Common St. John's-wort
St. John the Baptist's Day, celebrated on the 24th June, gives Hypericum perforatum its common name. The bright yellow flowers of this herbaceous perennial are prominent in grasslands, roadsides and field margins and waste places across the species' native Eurasian distribution around the time of this Christian midsummer festival.
Besides flower colour, Hypericum perforatum is easily identified in the field because of the black glands on its petals and sepals, the numerous stamens arranged in clumps, the red latex in its buds and the leaves covered in translucent dots. It is these glandular dots that give the plant its scientific species name.
In alternative medicine, St. John's-wort has become popular as an antidepressant and antibiotic, although clinical evidence regarding efficacy in vivo is contradictory and controversial. Two compounds, hyperforin and hypericin, appear to be biologically active and are likely to have evolved to deter herbivores. Livestock exposed to large amounts of St. John's-wort show photosensitive skin lesions which can become severe. Such responses have economic effects on productivity in areas where St Johns-wort has become invasive. For example, in regions outside of its native range such as North America and Australia.
St. John's-wort has numerous characteristics that one might expect of a successful invasive species. It can reproduce sexually through seed and vegetatively via rhizomes (underground stems). Furthermore, the seeds are small, easily dispersed by wind and can survive for decades in the seed bank. As a species of disturbed habitats, St. Johns-wort is well-adapted to habitats created by human activities.
Across its native range, Hypericum perforatum shows complex patterns of variation associated with morphology, chromosome numbers and breeding behaviour. Natural populations of St. John's-wort reproduce sexually and through apomixis (production of seed without the involvement of a male parent). The latter mode of reproduction is particularly common in tetraploid populations, that is where individual plants have four complete sets of chromosomes. The patterns created mean Hypericum perforatum has been divided into numerous subspecies; sometimes these have been given specific rank. However, genetic analyses show there are two groups of distinct populations, which may interbreed, throughout the range of Hypericum perforatum.

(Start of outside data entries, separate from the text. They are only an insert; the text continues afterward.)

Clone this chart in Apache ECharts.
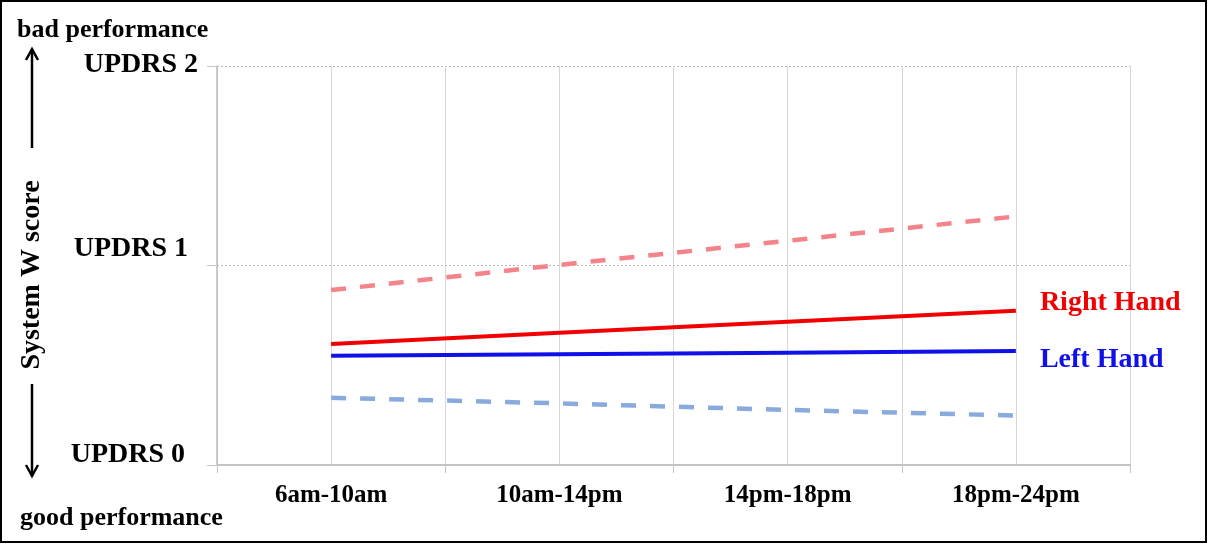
<!DOCTYPE html>
<html>
<head>
<meta charset="utf-8">
<title>System W score by time of day</title>
<script src="https://cdn.jsdelivr.net/npm/echarts@6/dist/echarts.min.js"></script>
<style>
  html, body { margin: 0; padding: 0; background: #ffffff; }
  #chart { width: 1208px; height: 544px; }
</style>
</head>
<body>
<div id="chart"></div>
<script>
// Time-of-day windows along the x axis
const categories = ['6am-10am', '10am-14pm', '14pm-18pm', '18pm-24pm'];

// System W score per window (UPDRS scale)
const rightHand = [0.607, 0.663, 0.718, 0.773];
const leftHand = [0.548, 0.555, 0.563, 0.571];
const rightHandUpper = [0.877, 1.003, 1.124, 1.246];
const leftHandLower = [0.337, 0.309, 0.276, 0.248];

// Tick labels on the score axis
const yTickLabels = ['UPDRS 0', 'UPDRS 1', 'UPDRS 2'];

const FONT = "'Liberation Serif', 'Times New Roman', serif";
const GRID_LEFT = 217, GRID_TOP = 66, GRID_RIGHT = 78, GRID_BOTTOM = 79;

const chart = echarts.init(document.getElementById('chart'), null, { renderer: 'canvas' });

// Draws an arrow (shaft + open head) as a graphic group
function arrow(x, y1, y2) {
  const dir = y2 < y1 ? -1 : 1;
  return {
    type: 'group',
    children: [
      { type: 'line', shape: { x1: x, y1: y1, x2: x, y2: y2 },
        style: { stroke: '#000', lineWidth: 2.5 } },
      { type: 'polyline', shape: { points: [[x - 6, y2 - dir * 11], [x, y2], [x + 6, y2 - dir * 11]] },
        style: { stroke: '#000', lineWidth: 2.5, fill: null } }
    ]
  };
}

const labelRich = {
  l0: { fontFamily: FONT, fontWeight: 'bold', fontSize: 28, color: '#000', padding: [0, 13, 20, 0] },
  l1: { fontFamily: FONT, fontWeight: 'bold', fontSize: 28, color: '#000', padding: [0, 10, 34, 0] },
  l2: { fontFamily: FONT, fontWeight: 'bold', fontSize: 28, color: '#000', padding: [0, 0, 2, 0] }
};

function lineSeries(name, data, color, dashed, endLabel) {
  const s = {
    name: name,
    type: 'line',
    data: data,
    xAxisIndex: 0,
    yAxisIndex: 0,
    symbol: 'none',
    silent: true,
    z: dashed ? 3 : 4,
    lineStyle: dashed
      ? { color: color, width: 4.5, type: [15, 14], cap: 'butt' }
      : { color: color, width: 4 }
  };
  if (endLabel) {
    s.endLabel = {
      show: true,
      formatter: name,
      color: color,
      fontFamily: FONT,
      fontWeight: 'bold',
      fontSize: 28,
      distance: 24,
      offset: endLabel
    };
  }
  return s;
}

const option = {
  backgroundColor: '#ffffff',
  animation: false,
  grid: { left: GRID_LEFT, top: GRID_TOP, right: GRID_RIGHT, bottom: GRID_BOTTOM, containLabel: false },
  xAxis: [
    {
      type: 'category',
      data: categories,
      boundaryGap: true,
      axisLine: { show: true, lineStyle: { color: '#c4c4c4', width: 2 } },
      axisTick: { show: true, length: 8, lineStyle: { color: '#c4c4c4', width: 1 } },
      axisLabel: { color: '#000', fontFamily: FONT, fontWeight: 'bold', fontSize: 25, margin: 18 },
      splitLine: { show: false }
    },
    {
      // fine vertical grid: window boundaries and window centres
      type: 'value',
      min: 0,
      max: 8,
      interval: 1,
      position: 'bottom',
      axisLine: { show: false },
      axisTick: { show: false },
      axisLabel: { show: false },
      splitLine: { show: true, lineStyle: { color: '#d6d6d6', width: 1 } }
    }
  ],
  yAxis: {
    type: 'value',
    min: 0,
    max: 2,
    interval: 1,
    axisLine: { show: true, lineStyle: { color: '#bdbdbd', width: 1.5 } },
    axisTick: { show: true, length: 10, lineStyle: { color: '#c4c4c4', width: 1 } },
    axisLabel: {
      margin: 19,
      formatter: function (v) { return '{l' + v + '|' + yTickLabels[v] + '}'; },
      rich: labelRich
    },
    splitLine: { show: true, lineStyle: { color: '#b8b8b8', width: 1, type: [2, 2] } }
  },
  series: [
    lineSeries('Right Hand upper', rightHandUpper, '#f4838a', true, null),
    lineSeries('Left Hand lower', leftHandLower, '#88aadd', true, null),
    lineSeries('Right Hand', rightHand, '#f00000', false, [0, -8]),
    lineSeries('Left Hand', leftHand, '#1010e8', false, [0, 9])
  ],
  graphic: [
    { type: 'rect', shape: { x: 1, y: 1, width: 1205, height: 541 },
      style: { stroke: '#000', lineWidth: 2, fill: null }, silent: true },
    { type: 'text', left: 17, top: 17,
      style: { text: 'bad performance', fontFamily: FONT, fontWeight: 'bold', fontSize: 26, fill: '#000' } },
    { type: 'text', left: 20, top: 505,
      style: { text: 'good performance', fontFamily: FONT, fontWeight: 'bold', fontSize: 26, fill: '#000' } },
    { type: 'text', x: 32, y: 275, rotation: Math.PI / 2,
      style: { text: 'System W score', fontFamily: FONT, fontWeight: 'bold', fontSize: 28, fill: '#000',
               align: 'center', verticalAlign: 'middle' } },
    arrow(32, 148, 49),
    arrow(32, 384, 476)
  ]
};

chart.setOption(option);
</script>
</body>
</html>
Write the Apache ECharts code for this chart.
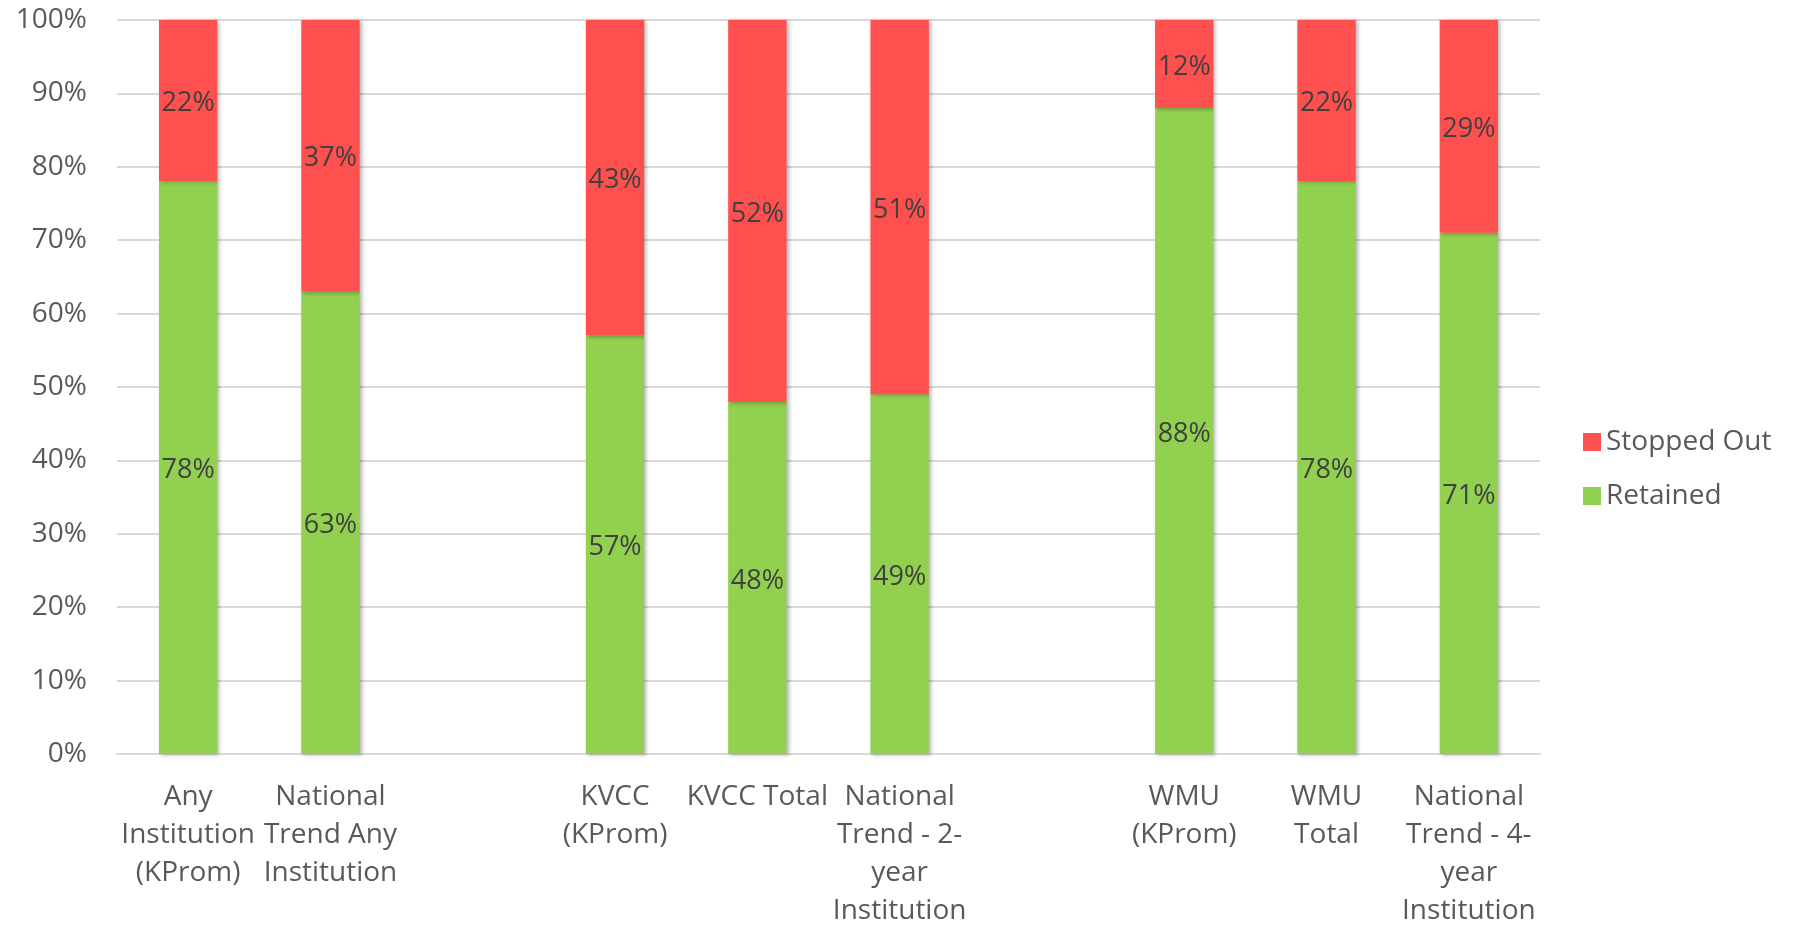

The closest relative of Hypericum perforatum is the European and western Asian Hypericum maculatum, as species of damp grassland in Europe and western Asia. Where the two species' ranges meet each other they cross producing a partially fertile hybrid that is capable of backcrossing to either of its parents.
Crompton CW et al. 1988. The biology of Canadian weeds. 83. Hypericum perforatum L. Canadian Journal of Plant Sciences 68: 149-162.
Koch MA et al. 2013. Evolution of cryptic gene pools in Hypericum perforatum: the influence of reproductive system and gene flow. Annals of Botany 111: 1083-1094.